**Problem requirements**
Reproduce each line of the material exactly, minus any picture.

◇ ◇ ◇ ◇

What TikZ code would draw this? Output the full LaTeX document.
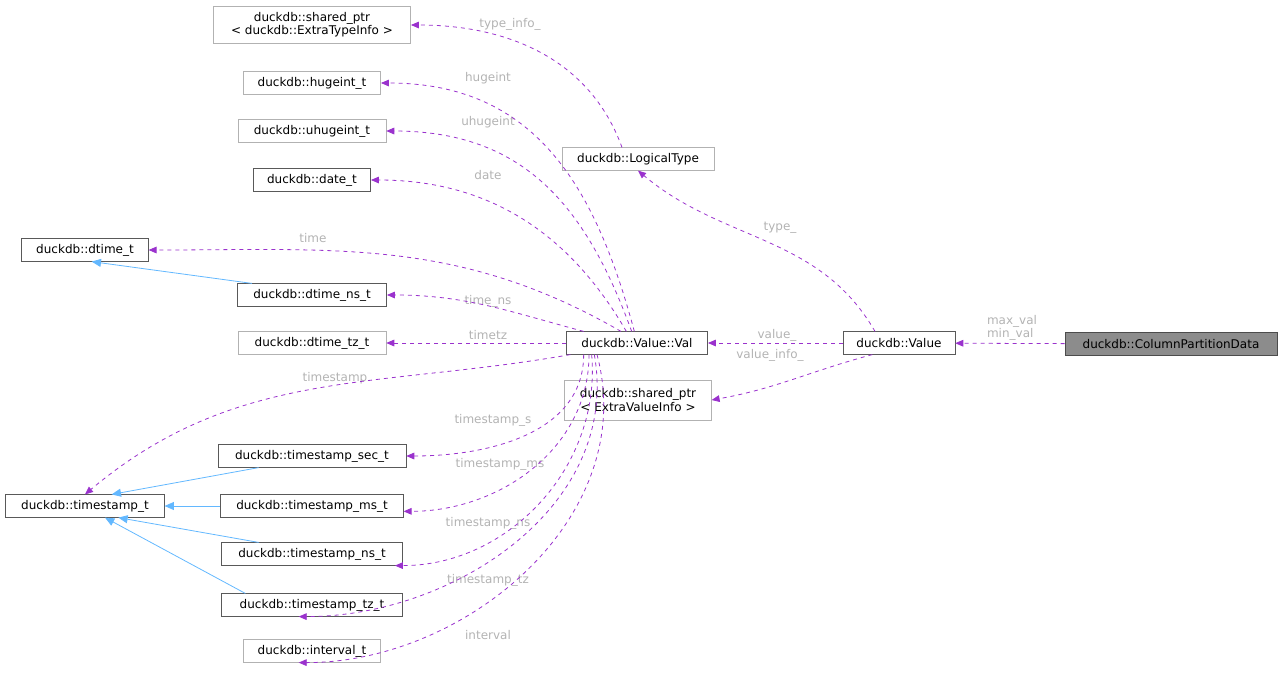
\documentclass[tikz,border=0pt]{standalone}
\usepackage{fontspec}
\setmainfont{DejaVu Sans}
\usetikzlibrary{arrows.meta,positioning}

\definecolor{member}{HTML}{9A32CD}
\definecolor{inherit}{HTML}{63B8FF}
\definecolor{lbl}{HTML}{B3B3B3}

\tikzset{
  cls/.style={draw=black!65,fill=white,font=\fontsize{9}{10}\selectfont,inner sep=0pt,minimum height=17pt,align=center},
  ext/.style={cls,draw=black!30},
  main/.style={cls,fill=black!45,draw=black!70},
  uses/.style={color=member,dashed,semithick,-{Triangle[length=6pt,width=5pt]}},
  isa/.style={color=inherit,semithick,{Triangle[length=7pt,width=6pt]}-},
  lab/.style={text=lbl,font=\fontsize{9}{10}\selectfont,align=left,inner sep=0pt}
}

\begin{document}
\begin{tikzpicture}[x=0.75pt,y=-0.75pt]
  \useasboundingbox (0,0) rectangle (1283,683);

  % Classes
  \node[main,minimum width=159pt] (cpd) at (1171,344) {duckdb::ColumnPartitionData};
  \node[cls,minimum width=84pt] (value) at (899,343) {duckdb::Value};
  \node[cls,minimum width=106pt] (val) at (637,343) {duckdb::Value::Val};
  \node[ext,minimum width=114pt] (ltype) at (638,159) {duckdb::LogicalType};
  \node[ext,minimum width=148pt,minimum height=28pt] (typeinfo) at (312,25) {duckdb::shared\_ptr\\< duckdb::ExtraTypeInfo >};
  \node[ext,minimum width=110pt,minimum height=30pt] (valinfo) at (638,400) {duckdb::shared\_ptr\\< ExtraValueInfo >};
  \node[ext,minimum width=103pt] (hugeint) at (312,83) {duckdb::hugeint\_t};
  \node[ext,minimum width=111pt] (uhugeint) at (312,131) {duckdb::uhugeint\_t};
  \node[cls,minimum width=88pt] (date) at (312,180) {duckdb::date\_t};
  \node[cls,minimum width=95pt] (dtime) at (85,250) {duckdb::dtime\_t};
  \node[cls,minimum width=112pt] (dtimens) at (312,295) {duckdb::dtime\_ns\_t};
  \node[ext,minimum width=111pt] (dtimetz) at (312,343) {duckdb::dtime\_tz\_t};
  \node[cls,minimum width=119pt] (ts) at (85,506) {duckdb::timestamp\_t};
  \node[cls,minimum width=141pt] (tssec) at (312,456) {duckdb::timestamp\_sec\_t};
  \node[cls,minimum width=137pt] (tsms) at (312,506) {duckdb::timestamp\_ms\_t};
  \node[cls,minimum width=136pt] (tsns) at (312,554) {duckdb::timestamp\_ns\_t};
  \node[cls,minimum width=136pt] (tstz) at (312,605) {duckdb::timestamp\_tz\_t};
  \node[ext,minimum width=103pt] (interval) at (312,651) {duckdb::interval\_t};

  % Inheritance
  \draw[isa] ([xshift=5pt]dtime.south) -- ([xshift=-45pt]dtimens.north);
  \draw[isa] ([xshift=20pt]ts.north) -- ([xshift=-40pt]tssec.south);
  \draw[isa] (ts.east) -- (tsms.west);
  \draw[isa] ([xshift=25pt]ts.south) -- ([xshift=-40pt]tsns.north);
  \draw[isa] ([xshift=15pt]ts.south) -- ([xshift=-50pt]tstz.north);

  % Labels
  \node[lab] (lcpd) at (1012,328) {max\_val\\min\_val};
  \node[lab] (lval) at (777,335) {value\_};
  \node[lab] (lvinfo) at (770,355) {value\_info\_};
  \node[lab] (ltyp) at (780,228) {type\_};
  \node[lab] (ltinfo) at (510,24) {type\_info\_};
  \node[lab] (lhuge) at (488,78) {hugeint};
  \node[lab] (luhuge) at (488,122) {uhugeint};
  \node[lab] (ldate) at (488,175) {date};
  \node[lab] (ltime) at (313,238) {time};
  \node[lab] (ltimens) at (488,301) {time\_ns};
  \node[lab] (ltimetz) at (488,335) {timetz};
  \node[lab] (lts) at (335,378) {timestamp};
  \node[lab] (ltss) at (493,420) {timestamp\_s};
  \node[lab] (ltsms) at (500,464) {timestamp\_ms};
  \node[lab] (ltsns) at (488,523) {timestamp\_ns};
  \node[lab] (ltstz) at (488,580) {timestamp\_tz};
  \node[lab] (lint) at (488,635) {interval};

  % Members
  \draw[uses] (cpd) -- (value);
  \draw[uses] (value) -- (val);
  \draw[uses] ([xshift=-20pt]value.south) to[out=-165,in=10] (valinfo.east);
  \draw[uses] ([xshift=-18pt]value.north) to[out=120,in=-40] (ltype.south);
  \draw[uses] ([xshift=-12pt]ltype.north) to[out=110,in=0] (typeinfo.east);

  \draw[uses] ([xshift=-2pt]val.north) to[out=105,in=0,looseness=1.1] (hugeint.east);
  \draw[uses] ([xshift=-4pt]val.north) to[out=110,in=0,looseness=1.1] (uhugeint.east);
  \draw[uses] ([xshift=-8pt]val.north) to[out=120,in=0] (date.east);
  \draw[uses] ([xshift=-12pt]val.north) to[out=150,in=0] (dtime.east);
  \draw[uses] ([xshift=-40pt]val.north) to[out=165,in=0] (dtimens.east);
  \draw[uses] (val) -- (dtimetz);
  \draw[uses] ([xshift=-50pt]val.south) to[out=190,in=40] (ts.north);
  \draw[uses] ([xshift=-40pt]val.south) to[out=-90,in=0] (tssec.east);
  \draw[uses] ([xshift=-36pt]val.south) to[out=-90,in=0] ([yshift=-4pt]tsms.east);
  \draw[uses] ([xshift=-34pt]val.south) to[out=-85,in=0] ([xshift=-6pt]tsns.south east);
  \draw[uses] ([xshift=-32pt]val.south) to[out=-80,in=0] ([xshift=-10pt]tstz.south);
  \draw[uses] ([xshift=-30pt]val.south) to[out=-75,in=0] ([xshift=-10pt]interval.south);
\end{tikzpicture}
\end{document}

◇ ◇ ◇ ◇

**Result for this task**
What TikZ code would draw this? Output the full LaTeX document.
\documentclass[tikz,border=0pt]{standalone}
\usepackage{fontspec}
\setmainfont{DejaVu Sans}
\usetikzlibrary{arrows.meta,positioning}

\definecolor{member}{HTML}{9A32CD}
\definecolor{inherit}{HTML}{63B8FF}
\definecolor{lbl}{HTML}{B3B3B3}

\tikzset{
  cls/.style={draw=black!65,fill=white,font=\fontsize{9}{10}\selectfont,inner sep=0pt,minimum height=17pt,align=center},
  ext/.style={cls,draw=black!30},
  main/.style={cls,fill=black!45,draw=black!70},
  uses/.style={color=member,dashed,semithick,-{Triangle[length=6pt,width=5pt]}},
  isa/.style={color=inherit,semithick,{Triangle[length=7pt,width=6pt]}-},
  lab/.style={text=lbl,font=\fontsize{9}{10}\selectfont,align=left,inner sep=0pt}
}

\begin{document}
\begin{tikzpicture}[x=0.75pt,y=-0.75pt]
  \useasboundingbox (0,0) rectangle (1283,683);

  % Classes
  \node[main,minimum width=159pt] (cpd) at (1171,344) {duckdb::ColumnPartitionData};
  \node[cls,minimum width=84pt] (value) at (899,343) {duckdb::Value};
  \node[cls,minimum width=106pt] (val) at (637,343) {duckdb::Value::Val};
  \node[ext,minimum width=114pt] (ltype) at (638,159) {duckdb::LogicalType};
  \node[ext,minimum width=148pt,minimum height=28pt] (typeinfo) at (312,25) {duckdb::shared\_ptr\\< duckdb::ExtraTypeInfo >};
  \node[ext,minimum width=110pt,minimum height=30pt] (valinfo) at (638,400) {duckdb::shared\_ptr\\< ExtraValueInfo >};
  \node[ext,minimum width=103pt] (hugeint) at (312,83) {duckdb::hugeint\_t};
  \node[ext,minimum width=111pt] (uhugeint) at (312,131) {duckdb::uhugeint\_t};
  \node[cls,minimum width=88pt] (date) at (312,180) {duckdb::date\_t};
  \node[cls,minimum width=95pt] (dtime) at (85,250) {duckdb::dtime\_t};
  \node[cls,minimum width=112pt] (dtimens) at (312,295) {duckdb::dtime\_ns\_t};
  \node[ext,minimum width=111pt] (dtimetz) at (312,343) {duckdb::dtime\_tz\_t};
  \node[cls,minimum width=119pt] (ts) at (85,506) {duckdb::timestamp\_t};
  \node[cls,minimum width=141pt] (tssec) at (312,456) {duckdb::timestamp\_sec\_t};
  \node[cls,minimum width=137pt] (tsms) at (312,506) {duckdb::timestamp\_ms\_t};
  \node[cls,minimum width=136pt] (tsns) at (312,554) {duckdb::timestamp\_ns\_t};
  \node[cls,minimum width=136pt] (tstz) at (312,605) {duckdb::timestamp\_tz\_t};
  \node[ext,minimum width=103pt] (interval) at (312,651) {duckdb::interval\_t};

  % Inheritance
  \draw[isa] ([xshift=5pt]dtime.south) -- ([xshift=-45pt]dtimens.north);
  \draw[isa] ([xshift=20pt]ts.north) -- ([xshift=-40pt]tssec.south);
  \draw[isa] (ts.east) -- (tsms.west);
  \draw[isa] ([xshift=25pt]ts.south) -- ([xshift=-40pt]tsns.north);
  \draw[isa] ([xshift=15pt]ts.south) -- ([xshift=-50pt]tstz.north);

  % Labels
  \node[lab] (lcpd) at (1012,328) {max\_val\\min\_val};
  \node[lab] (lval) at (777,335) {value\_};
  \node[lab] (lvinfo) at (770,355) {value\_info\_};
  \node[lab] (ltyp) at (780,228) {type\_};
  \node[lab] (ltinfo) at (510,24) {type\_info\_};
  \node[lab] (lhuge) at (488,78) {hugeint};
  \node[lab] (luhuge) at (488,122) {uhugeint};
  \node[lab] (ldate) at (488,175) {date};
  \node[lab] (ltime) at (313,238) {time};
  \node[lab] (ltimens) at (488,301) {time\_ns};
  \node[lab] (ltimetz) at (488,335) {timetz};
  \node[lab] (lts) at (335,378) {timestamp};
  \node[lab] (ltss) at (493,420) {timestamp\_s};
  \node[lab] (ltsms) at (500,464) {timestamp\_ms};
  \node[lab] (ltsns) at (488,523) {timestamp\_ns};
  \node[lab] (ltstz) at (488,580) {timestamp\_tz};
  \node[lab] (lint) at (488,635) {interval};

  % Members
  \draw[uses] (cpd) -- (value);
  \draw[uses] (value) -- (val);
  \draw[uses] ([xshift=-20pt]value.south) to[out=-165,in=10] (valinfo.east);
  \draw[uses] ([xshift=-18pt]value.north) to[out=120,in=-40] (ltype.south);
  \draw[uses] ([xshift=-12pt]ltype.north) to[out=110,in=0] (typeinfo.east);

  \draw[uses] ([xshift=-2pt]val.north) to[out=105,in=0,looseness=1.1] (hugeint.east);
  \draw[uses] ([xshift=-4pt]val.north) to[out=110,in=0,looseness=1.1] (uhugeint.east);
  \draw[uses] ([xshift=-8pt]val.north) to[out=120,in=0] (date.east);
  \draw[uses] ([xshift=-12pt]val.north) to[out=150,in=0] (dtime.east);
  \draw[uses] ([xshift=-40pt]val.north) to[out=165,in=0] (dtimens.east);
  \draw[uses] (val) -- (dtimetz);
  \draw[uses] ([xshift=-50pt]val.south) to[out=190,in=40] (ts.north);
  \draw[uses] ([xshift=-40pt]val.south) to[out=-90,in=0] (tssec.east);
  \draw[uses] ([xshift=-36pt]val.south) to[out=-90,in=0] ([yshift=-4pt]tsms.east);
  \draw[uses] ([xshift=-34pt]val.south) to[out=-85,in=0] ([xshift=-6pt]tsns.south east);
  \draw[uses] ([xshift=-32pt]val.south) to[out=-80,in=0] ([xshift=-10pt]tstz.south);
  \draw[uses] ([xshift=-30pt]val.south) to[out=-75,in=0] ([xshift=-10pt]interval.south);
\end{tikzpicture}
\end{document}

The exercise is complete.